Given data start

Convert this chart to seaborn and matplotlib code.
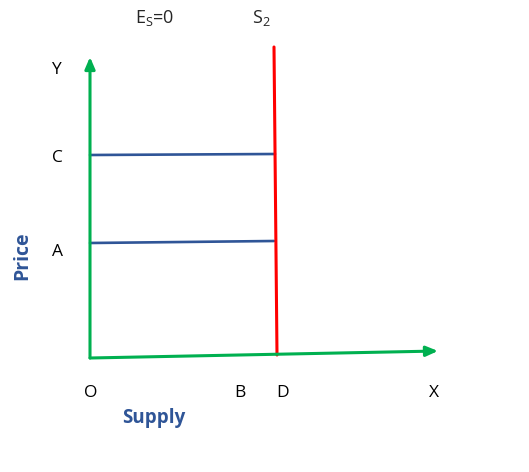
import numpy as np
import pandas as pd
import matplotlib
matplotlib.use("Agg")
import matplotlib.pyplot as plt
import seaborn as sns

# diagram in pixel-like coordinates (x right, y down)
seg_names = ["C", "A", "S2"]
seg_x0 = [90, 90, 274]
seg_y0 = [155, 243, 47]
seg_x1 = [275, 274, 277]
seg_y1 = [154, 241, 355]
seg_colors = ["#2F5597", "#2F5597", "#FF0000"]
seg_widths = [1.9, 1.9, 2.2]

# axes: origin, y-axis tip, x-axis tip
origin = (90, 358)
y_tip = (90, 57)
x_tip = (438, 351)

point_labels = ["Y", "C", "A", "O", "B", "D", "X"]
label_x = [56, 57, 57, 91, 240, 283, 434]
label_y = [70, 158, 252, 393, 393, 393, 393]

sns.set_style("white")
plt.rcParams['font.family'] = ['Open Sans', 'DejaVu Sans']

fig = plt.figure(figsize=(5.29, 4.72), dpi=100)
ax = fig.add_axes([0, 0, 1, 1])

rows = []
for n, xa, ya, xb, yb in zip(seg_names, seg_x0, seg_y0, seg_x1, seg_y1):
    rows.append({"seg": n, "x": xa, "y": ya, "o": 0})
    rows.append({"seg": n, "x": xb, "y": yb, "o": 1})
df = pd.DataFrame(rows)

for n, c, w in zip(seg_names, seg_colors, seg_widths):
    sub = df[df.seg == n]
    sns.lineplot(data=sub, x="x", y="y", sort=False, estimator=None,
                 color=c, linewidth=w, ax=ax)

green = "#00B050"
for tip in (y_tip, x_tip):
    ax.annotate("", xy=tip, xytext=origin,
                arrowprops=dict(arrowstyle="-|>,head_length=0.7,head_width=0.3",
                                color=green, lw=2.2, shrinkA=0, shrinkB=0))

for t, x, y in zip(point_labels, label_x, label_y):
    ax.text(x, y, t, fontsize=12.5, ha="center", va="center", color="black")

ax.text(155, 18, r"E$_\mathregular{S}$=0", fontsize=13, ha="center", va="center")
ax.text(261, 18, r"S$_\mathregular{2}$", fontsize=13, ha="center", va="center")
ax.text(154, 418, "Supply", fontsize=13.5, fontweight="bold", color="#2F5597",
        ha="center", va="center")
ax.text(22, 256, "Price", fontsize=14, fontweight="bold", color="#2F5597",
        ha="center", va="center", rotation=90)

ax.set_xlim(0, 529)
ax.set_ylim(472, 0)
ax.axis("off")
fig.savefig("out.png", dpi=100)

Given data end

- _Stated task_: Transcribe exactly, with no pictures, the lines running from the first line of the material through the line holding "color=green, lw=2.2, shrinkA=0, shrinkB=0))".

- _The output_:
Convert this chart to seaborn and matplotlib code.
import numpy as np
import pandas as pd
import matplotlib
matplotlib.use("Agg")
import matplotlib.pyplot as plt
import seaborn as sns

# diagram in pixel-like coordinates (x right, y down)
seg_names = ["C", "A", "S2"]
seg_x0 = [90, 90, 274]
seg_y0 = [155, 243, 47]
seg_x1 = [275, 274, 277]
seg_y1 = [154, 241, 355]
seg_colors = ["#2F5597", "#2F5597", "#FF0000"]
seg_widths = [1.9, 1.9, 2.2]

# axes: origin, y-axis tip, x-axis tip
origin = (90, 358)
y_tip = (90, 57)
x_tip = (438, 351)

point_labels = ["Y", "C", "A", "O", "B", "D", "X"]
label_x = [56, 57, 57, 91, 240, 283, 434]
label_y = [70, 158, 252, 393, 393, 393, 393]

sns.set_style("white")
plt.rcParams['font.family'] = ['Open Sans', 'DejaVu Sans']

fig = plt.figure(figsize=(5.29, 4.72), dpi=100)
ax = fig.add_axes([0, 0, 1, 1])

rows = []
for n, xa, ya, xb, yb in zip(seg_names, seg_x0, seg_y0, seg_x1, seg_y1):
    rows.append({"seg": n, "x": xa, "y": ya, "o": 0})
    rows.append({"seg": n, "x": xb, "y": yb, "o": 1})
df = pd.DataFrame(rows)

for n, c, w in zip(seg_names, seg_colors, seg_widths):
    sub = df[df.seg == n]
    sns.lineplot(data=sub, x="x", y="y", sort=False, estimator=None,
                 color=c, linewidth=w, ax=ax)

green = "#00B050"
for tip in (y_tip, x_tip):
    ax.annotate("", xy=tip, xytext=origin,
                arrowprops=dict(arrowstyle="-|>,head_length=0.7,head_width=0.3",
                                color=green, lw=2.2, shrinkA=0, shrinkB=0))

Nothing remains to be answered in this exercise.